PROBLEM TO SOLVE ▸ Give again, word for word, the lines below that run from the line with "Clone this chart in matplotlib." through the line with "s.set_visible(False)". Drop the pictures.

ENTRIES SHOWN ▸
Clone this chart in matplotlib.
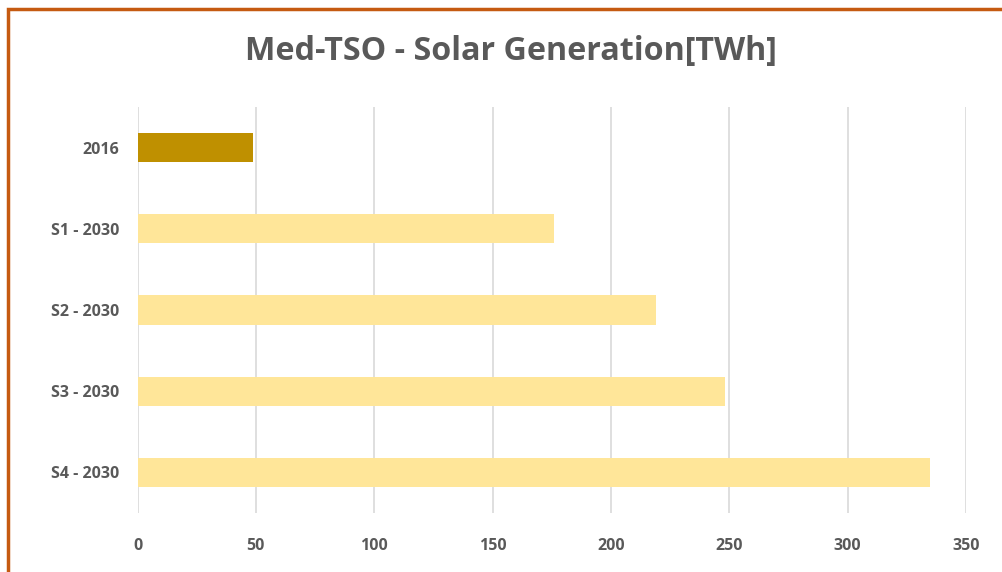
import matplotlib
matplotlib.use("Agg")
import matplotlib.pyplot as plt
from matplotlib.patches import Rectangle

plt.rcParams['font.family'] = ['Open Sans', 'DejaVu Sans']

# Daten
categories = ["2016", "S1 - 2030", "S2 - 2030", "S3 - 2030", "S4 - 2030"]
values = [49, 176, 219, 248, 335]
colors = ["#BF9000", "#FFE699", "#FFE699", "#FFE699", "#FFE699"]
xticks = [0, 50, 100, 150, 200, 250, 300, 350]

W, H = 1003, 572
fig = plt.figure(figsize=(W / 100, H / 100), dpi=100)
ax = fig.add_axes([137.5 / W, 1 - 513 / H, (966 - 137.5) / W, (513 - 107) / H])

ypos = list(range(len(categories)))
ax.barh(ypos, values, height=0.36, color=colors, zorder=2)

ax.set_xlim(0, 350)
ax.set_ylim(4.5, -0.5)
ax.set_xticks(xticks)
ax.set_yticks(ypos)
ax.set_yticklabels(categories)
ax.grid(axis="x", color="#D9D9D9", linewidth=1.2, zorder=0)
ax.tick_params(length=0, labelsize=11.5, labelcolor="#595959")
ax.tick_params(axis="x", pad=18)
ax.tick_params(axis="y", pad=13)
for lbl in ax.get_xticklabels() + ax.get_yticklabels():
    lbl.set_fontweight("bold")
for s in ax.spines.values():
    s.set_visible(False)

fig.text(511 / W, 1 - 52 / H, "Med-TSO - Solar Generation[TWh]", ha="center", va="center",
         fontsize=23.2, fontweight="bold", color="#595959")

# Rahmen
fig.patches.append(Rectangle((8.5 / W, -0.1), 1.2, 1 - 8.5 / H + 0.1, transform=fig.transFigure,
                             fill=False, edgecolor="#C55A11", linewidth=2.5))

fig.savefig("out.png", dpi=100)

* * *

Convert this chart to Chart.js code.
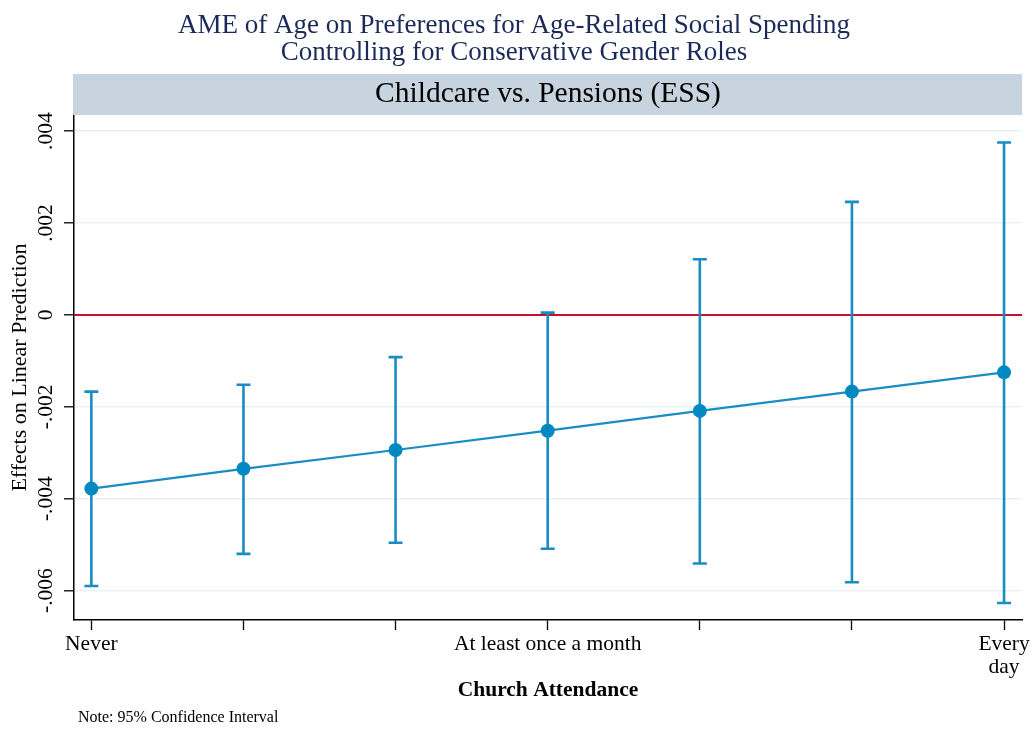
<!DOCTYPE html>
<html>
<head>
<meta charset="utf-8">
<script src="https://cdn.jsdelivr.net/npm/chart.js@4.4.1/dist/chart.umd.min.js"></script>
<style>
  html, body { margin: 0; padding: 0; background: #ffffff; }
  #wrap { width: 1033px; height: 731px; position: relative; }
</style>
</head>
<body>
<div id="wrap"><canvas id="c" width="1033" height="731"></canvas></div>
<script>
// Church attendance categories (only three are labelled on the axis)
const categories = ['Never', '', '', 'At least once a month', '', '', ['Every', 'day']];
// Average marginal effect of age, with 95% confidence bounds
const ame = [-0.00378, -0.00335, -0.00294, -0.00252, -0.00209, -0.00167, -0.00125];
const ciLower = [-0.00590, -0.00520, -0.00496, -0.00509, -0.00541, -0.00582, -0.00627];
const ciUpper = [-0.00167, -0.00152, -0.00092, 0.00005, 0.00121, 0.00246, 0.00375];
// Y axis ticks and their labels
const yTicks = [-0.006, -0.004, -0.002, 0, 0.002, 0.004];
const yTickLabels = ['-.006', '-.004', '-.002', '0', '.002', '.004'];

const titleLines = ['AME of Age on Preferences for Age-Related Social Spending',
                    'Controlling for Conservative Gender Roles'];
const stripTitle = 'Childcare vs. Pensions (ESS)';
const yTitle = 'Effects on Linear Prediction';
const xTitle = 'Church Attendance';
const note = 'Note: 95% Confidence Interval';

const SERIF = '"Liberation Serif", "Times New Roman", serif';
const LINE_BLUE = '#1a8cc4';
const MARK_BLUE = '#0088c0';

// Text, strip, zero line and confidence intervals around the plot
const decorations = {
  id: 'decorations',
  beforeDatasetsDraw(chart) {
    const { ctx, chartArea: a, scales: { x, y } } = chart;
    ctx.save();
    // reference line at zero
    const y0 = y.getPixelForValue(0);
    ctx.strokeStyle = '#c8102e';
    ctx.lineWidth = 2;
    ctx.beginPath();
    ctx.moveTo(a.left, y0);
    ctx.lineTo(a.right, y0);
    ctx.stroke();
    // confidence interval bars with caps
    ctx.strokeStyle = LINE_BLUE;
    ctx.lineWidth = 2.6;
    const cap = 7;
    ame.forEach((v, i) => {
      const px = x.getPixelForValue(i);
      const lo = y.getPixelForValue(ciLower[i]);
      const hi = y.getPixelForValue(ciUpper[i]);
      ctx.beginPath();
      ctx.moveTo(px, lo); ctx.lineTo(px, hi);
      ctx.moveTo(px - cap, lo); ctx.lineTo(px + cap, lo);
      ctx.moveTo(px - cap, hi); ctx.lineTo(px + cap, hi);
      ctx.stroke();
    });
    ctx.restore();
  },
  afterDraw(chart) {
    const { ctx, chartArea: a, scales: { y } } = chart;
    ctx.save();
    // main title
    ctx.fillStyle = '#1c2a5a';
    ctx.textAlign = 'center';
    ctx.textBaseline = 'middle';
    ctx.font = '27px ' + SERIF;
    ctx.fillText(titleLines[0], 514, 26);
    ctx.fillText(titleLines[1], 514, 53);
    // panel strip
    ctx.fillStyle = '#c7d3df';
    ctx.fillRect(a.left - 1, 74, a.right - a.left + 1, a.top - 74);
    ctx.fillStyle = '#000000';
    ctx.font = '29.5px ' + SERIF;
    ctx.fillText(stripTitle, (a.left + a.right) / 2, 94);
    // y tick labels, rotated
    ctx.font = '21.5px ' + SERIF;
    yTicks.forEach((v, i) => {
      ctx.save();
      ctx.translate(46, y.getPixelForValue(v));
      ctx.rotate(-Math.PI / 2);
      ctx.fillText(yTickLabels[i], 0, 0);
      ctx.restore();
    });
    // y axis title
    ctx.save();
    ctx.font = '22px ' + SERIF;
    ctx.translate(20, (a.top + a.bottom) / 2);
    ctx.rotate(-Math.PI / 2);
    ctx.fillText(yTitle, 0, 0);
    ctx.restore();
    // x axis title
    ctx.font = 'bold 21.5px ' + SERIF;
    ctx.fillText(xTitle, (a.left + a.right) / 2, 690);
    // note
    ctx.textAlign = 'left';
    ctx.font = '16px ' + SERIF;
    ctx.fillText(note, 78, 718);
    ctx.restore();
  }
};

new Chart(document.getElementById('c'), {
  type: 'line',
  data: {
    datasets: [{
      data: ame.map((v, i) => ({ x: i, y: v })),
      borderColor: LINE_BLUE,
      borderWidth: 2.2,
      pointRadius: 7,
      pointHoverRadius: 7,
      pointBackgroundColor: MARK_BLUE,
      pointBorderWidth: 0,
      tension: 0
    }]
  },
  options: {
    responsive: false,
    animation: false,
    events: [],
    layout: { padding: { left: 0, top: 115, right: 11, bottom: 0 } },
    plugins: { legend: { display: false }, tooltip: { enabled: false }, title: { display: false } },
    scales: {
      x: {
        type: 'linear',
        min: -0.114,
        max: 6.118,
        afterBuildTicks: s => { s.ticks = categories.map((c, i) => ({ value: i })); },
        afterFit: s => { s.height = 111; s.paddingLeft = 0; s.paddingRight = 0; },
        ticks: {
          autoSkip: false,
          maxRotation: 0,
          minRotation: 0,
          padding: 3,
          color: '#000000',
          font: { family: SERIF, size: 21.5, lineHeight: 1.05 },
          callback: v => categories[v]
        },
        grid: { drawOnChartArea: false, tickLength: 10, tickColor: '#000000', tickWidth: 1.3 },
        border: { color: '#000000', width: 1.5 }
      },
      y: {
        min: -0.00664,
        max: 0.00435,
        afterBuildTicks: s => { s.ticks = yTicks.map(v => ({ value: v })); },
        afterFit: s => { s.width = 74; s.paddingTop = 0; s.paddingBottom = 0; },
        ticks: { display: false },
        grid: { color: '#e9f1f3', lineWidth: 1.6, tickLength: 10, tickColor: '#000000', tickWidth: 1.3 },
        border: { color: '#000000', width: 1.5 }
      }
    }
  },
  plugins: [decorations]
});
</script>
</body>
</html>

---

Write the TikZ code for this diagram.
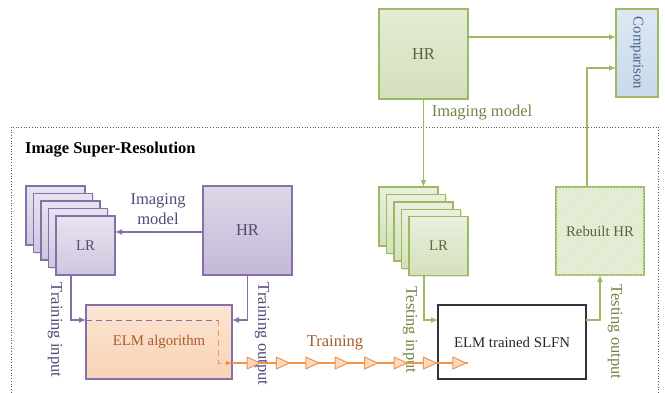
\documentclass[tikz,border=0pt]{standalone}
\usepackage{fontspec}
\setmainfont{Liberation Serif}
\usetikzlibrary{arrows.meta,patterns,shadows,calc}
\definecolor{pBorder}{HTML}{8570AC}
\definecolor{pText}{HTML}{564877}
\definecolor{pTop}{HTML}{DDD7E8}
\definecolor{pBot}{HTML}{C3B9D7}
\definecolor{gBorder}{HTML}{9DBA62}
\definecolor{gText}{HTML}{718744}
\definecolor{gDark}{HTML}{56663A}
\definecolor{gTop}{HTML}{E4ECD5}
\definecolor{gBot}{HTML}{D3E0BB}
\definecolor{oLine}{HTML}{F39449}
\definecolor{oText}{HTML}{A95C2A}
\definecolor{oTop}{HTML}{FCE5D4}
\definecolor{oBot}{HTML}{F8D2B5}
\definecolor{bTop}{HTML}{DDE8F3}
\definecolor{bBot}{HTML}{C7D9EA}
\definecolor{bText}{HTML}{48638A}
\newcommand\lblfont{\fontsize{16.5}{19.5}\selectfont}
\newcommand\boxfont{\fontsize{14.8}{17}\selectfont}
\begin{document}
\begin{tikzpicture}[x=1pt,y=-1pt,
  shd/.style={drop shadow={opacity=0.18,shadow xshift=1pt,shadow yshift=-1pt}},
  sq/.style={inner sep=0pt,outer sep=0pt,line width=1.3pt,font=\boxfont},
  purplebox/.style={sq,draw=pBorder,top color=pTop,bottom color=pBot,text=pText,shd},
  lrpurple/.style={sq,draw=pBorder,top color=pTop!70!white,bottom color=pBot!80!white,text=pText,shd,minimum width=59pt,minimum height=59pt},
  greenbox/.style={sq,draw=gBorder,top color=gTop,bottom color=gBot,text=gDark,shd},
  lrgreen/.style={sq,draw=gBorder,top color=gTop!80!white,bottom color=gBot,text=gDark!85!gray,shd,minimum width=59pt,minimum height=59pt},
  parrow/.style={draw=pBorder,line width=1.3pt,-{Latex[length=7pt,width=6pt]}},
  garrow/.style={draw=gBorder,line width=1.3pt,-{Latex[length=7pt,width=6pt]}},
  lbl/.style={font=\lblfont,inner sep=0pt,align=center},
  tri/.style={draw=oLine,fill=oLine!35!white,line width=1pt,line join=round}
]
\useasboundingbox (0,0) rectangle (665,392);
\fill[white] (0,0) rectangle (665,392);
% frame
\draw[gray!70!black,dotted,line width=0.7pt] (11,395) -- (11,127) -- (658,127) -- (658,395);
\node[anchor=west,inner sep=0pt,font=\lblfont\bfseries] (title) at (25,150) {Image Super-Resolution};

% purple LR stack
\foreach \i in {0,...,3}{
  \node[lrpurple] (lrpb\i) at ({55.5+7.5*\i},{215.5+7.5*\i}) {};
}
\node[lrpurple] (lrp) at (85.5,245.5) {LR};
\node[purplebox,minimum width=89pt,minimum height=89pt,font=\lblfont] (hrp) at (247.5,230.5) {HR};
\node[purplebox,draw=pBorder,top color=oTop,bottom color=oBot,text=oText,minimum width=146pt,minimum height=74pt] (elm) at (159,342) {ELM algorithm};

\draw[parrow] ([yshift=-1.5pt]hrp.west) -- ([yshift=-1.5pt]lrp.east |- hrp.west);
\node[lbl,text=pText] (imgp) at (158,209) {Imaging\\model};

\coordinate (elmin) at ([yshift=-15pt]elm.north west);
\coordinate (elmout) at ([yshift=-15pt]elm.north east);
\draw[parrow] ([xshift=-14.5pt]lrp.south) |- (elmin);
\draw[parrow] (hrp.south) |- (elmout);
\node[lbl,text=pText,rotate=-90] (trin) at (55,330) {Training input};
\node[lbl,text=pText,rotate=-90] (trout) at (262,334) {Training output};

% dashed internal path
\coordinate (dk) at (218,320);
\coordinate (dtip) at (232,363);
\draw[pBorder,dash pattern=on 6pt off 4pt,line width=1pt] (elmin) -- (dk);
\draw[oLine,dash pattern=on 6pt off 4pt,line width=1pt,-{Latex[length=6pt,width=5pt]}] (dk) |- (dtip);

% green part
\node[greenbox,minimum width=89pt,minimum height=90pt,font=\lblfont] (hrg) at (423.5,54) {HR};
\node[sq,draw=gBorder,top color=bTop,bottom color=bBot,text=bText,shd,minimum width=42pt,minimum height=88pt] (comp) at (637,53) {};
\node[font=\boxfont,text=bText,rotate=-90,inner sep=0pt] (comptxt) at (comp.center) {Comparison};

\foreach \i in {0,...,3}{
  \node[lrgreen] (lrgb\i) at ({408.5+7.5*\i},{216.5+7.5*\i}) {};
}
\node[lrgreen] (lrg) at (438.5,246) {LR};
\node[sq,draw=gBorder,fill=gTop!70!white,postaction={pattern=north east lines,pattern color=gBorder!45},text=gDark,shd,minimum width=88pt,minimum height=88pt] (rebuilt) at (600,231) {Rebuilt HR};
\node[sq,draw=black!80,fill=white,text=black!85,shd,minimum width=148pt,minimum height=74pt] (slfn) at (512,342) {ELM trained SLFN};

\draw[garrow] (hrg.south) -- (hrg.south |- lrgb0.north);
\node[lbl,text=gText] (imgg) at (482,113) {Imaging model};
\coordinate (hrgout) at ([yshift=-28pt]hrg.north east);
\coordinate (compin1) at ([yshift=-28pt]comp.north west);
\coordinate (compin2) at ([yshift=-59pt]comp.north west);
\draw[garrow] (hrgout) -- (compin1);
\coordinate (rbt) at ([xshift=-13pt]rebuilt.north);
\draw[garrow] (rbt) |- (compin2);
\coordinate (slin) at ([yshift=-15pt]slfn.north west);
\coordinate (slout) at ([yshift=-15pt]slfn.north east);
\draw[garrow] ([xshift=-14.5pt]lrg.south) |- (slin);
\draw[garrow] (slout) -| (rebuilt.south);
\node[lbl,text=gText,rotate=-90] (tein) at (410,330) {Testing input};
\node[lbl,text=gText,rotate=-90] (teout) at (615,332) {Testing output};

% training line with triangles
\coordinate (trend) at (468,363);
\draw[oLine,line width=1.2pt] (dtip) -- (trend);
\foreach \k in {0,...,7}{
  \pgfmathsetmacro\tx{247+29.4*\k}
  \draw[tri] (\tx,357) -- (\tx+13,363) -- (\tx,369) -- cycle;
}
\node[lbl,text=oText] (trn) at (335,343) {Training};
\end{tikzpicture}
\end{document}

THE SOLUTION ▸
Clone this chart in matplotlib.
import matplotlib
matplotlib.use("Agg")
import matplotlib.pyplot as plt
from matplotlib.patches import Rectangle

plt.rcParams['font.family'] = ['Open Sans', 'DejaVu Sans']

# Daten
categories = ["2016", "S1 - 2030", "S2 - 2030", "S3 - 2030", "S4 - 2030"]
values = [49, 176, 219, 248, 335]
colors = ["#BF9000", "#FFE699", "#FFE699", "#FFE699", "#FFE699"]
xticks = [0, 50, 100, 150, 200, 250, 300, 350]

W, H = 1003, 572
fig = plt.figure(figsize=(W / 100, H / 100), dpi=100)
ax = fig.add_axes([137.5 / W, 1 - 513 / H, (966 - 137.5) / W, (513 - 107) / H])

ypos = list(range(len(categories)))
ax.barh(ypos, values, height=0.36, color=colors, zorder=2)

ax.set_xlim(0, 350)
ax.set_ylim(4.5, -0.5)
ax.set_xticks(xticks)
ax.set_yticks(ypos)
ax.set_yticklabels(categories)
ax.grid(axis="x", color="#D9D9D9", linewidth=1.2, zorder=0)
ax.tick_params(length=0, labelsize=11.5, labelcolor="#595959")
ax.tick_params(axis="x", pad=18)
ax.tick_params(axis="y", pad=13)
for lbl in ax.get_xticklabels() + ax.get_yticklabels():
    lbl.set_fontweight("bold")
for s in ax.spines.values():
    s.set_visible(False)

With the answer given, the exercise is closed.